WASHINGTON – Fed by escalating energy prices and a rebounding economy, inflation will pick up more this year than previously thought, a group of economic forecasters says.
In its latest economic outlook, the National Association for Business Economics (search) estimated that inflation, as measured by the Consumer Price Index (search), will rise by 2.5 percent in 2004. The index is the government's most closely watched inflation barometer.
If the new projection being released Monday should prove accurate, it would mark a sharp jump from the index's 1.9 percent increase in 2003 and would represent its largest increase since a 3.4 percent advance in 2000.
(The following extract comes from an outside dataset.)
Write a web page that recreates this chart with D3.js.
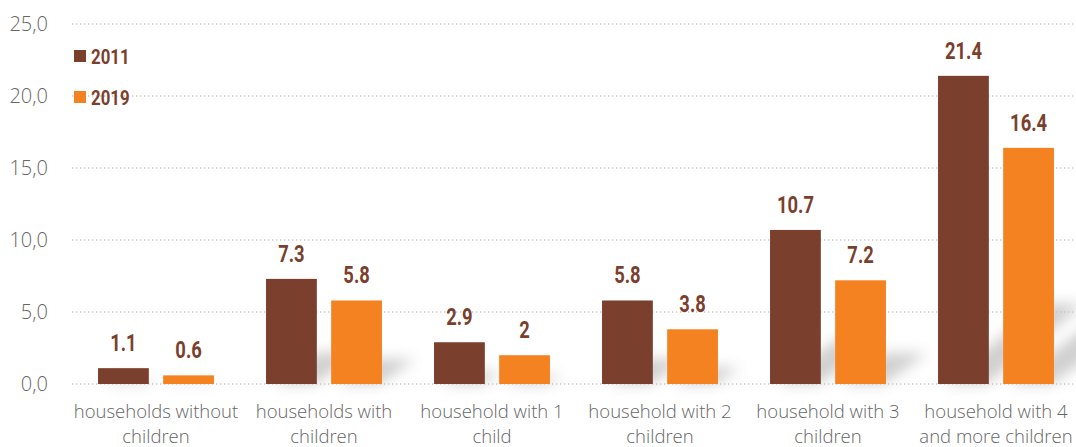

The association's new inflation estimate for 2004 is higher than its previous estimate, made in February, of a 1.8 percent rise.
"Rising prices of energy and other industrial commodities are contributing to the higher inflation, but so too is robust growth," said the group's president, Duncan Meldrum, chief economist at Air Products and Chemicals Inc.
Recent economic reports suggest inflation is stirring from its slumber. Other data show businesses are beginning to step up hiring, and industrial activity is brisk. All these lead more economists to predict that the Federal Reserve (search) may raise short-term interest rates next month.
Other analysts still believe the Fed's first rate increase in more than four years will come in August or later. The bank's crucial short-term rate is now at a 46-year low, 1 percent.
Inflation is creeping up for a number of reasons, economists say.
Some companies, which have had to keep a lid on price increases during the economic slump, are finding it easier to raise prices in a rebounding economy.
Rising energy costs are pushing up prices for goods and services, including air travel and food.
Higher prices for some commodities, such as steel, also are a factor in some cost increases, analysts say.
Inflation's upward movement signifies a big change in the pricing climate from a year ago. Then, the Fed worried about the possibility of deflation, a prolonged and widespread price decline. Still, a 2.5 percent increase in inflation would be considered historically rather low, no threat to the economy.
The economics association's forecasters also believe that for all of 2004 economic growth will be higher and the unemployment rate lower than previous estimates.
They believe the economy will expand by 4.7 percent this year, up slightly from a previous estimate of a 4.6 percent rise and exceeding the 3.1 percent advance in 2003. The new estimate, if borne out, would mark the best economic growth since 1984.
The unemployment rate, meanwhile, is expected to fall to 5.5 percent this year. That's better than the previous forecast of a 5.6 percent rate and an improvement from the 6 percent jobless rate in 2003.
The association's new estimates were prepared by a group of 31 professional forecasters drawn from the association of more than 2,500 members.
"One should conclude from the latest survey that the expansion is now on a solid and sustainable path," Meldrum said. "If there is a dark lining in this silver cloud, however, it is the upward revision to the panel's forecast of inflation."
With the economy back in the groove, forecasters also lowered their estimate for the federal budget deficit this year to $464.4 billion, from $492.5 billion. The new estimate would still be a record in dollar terms.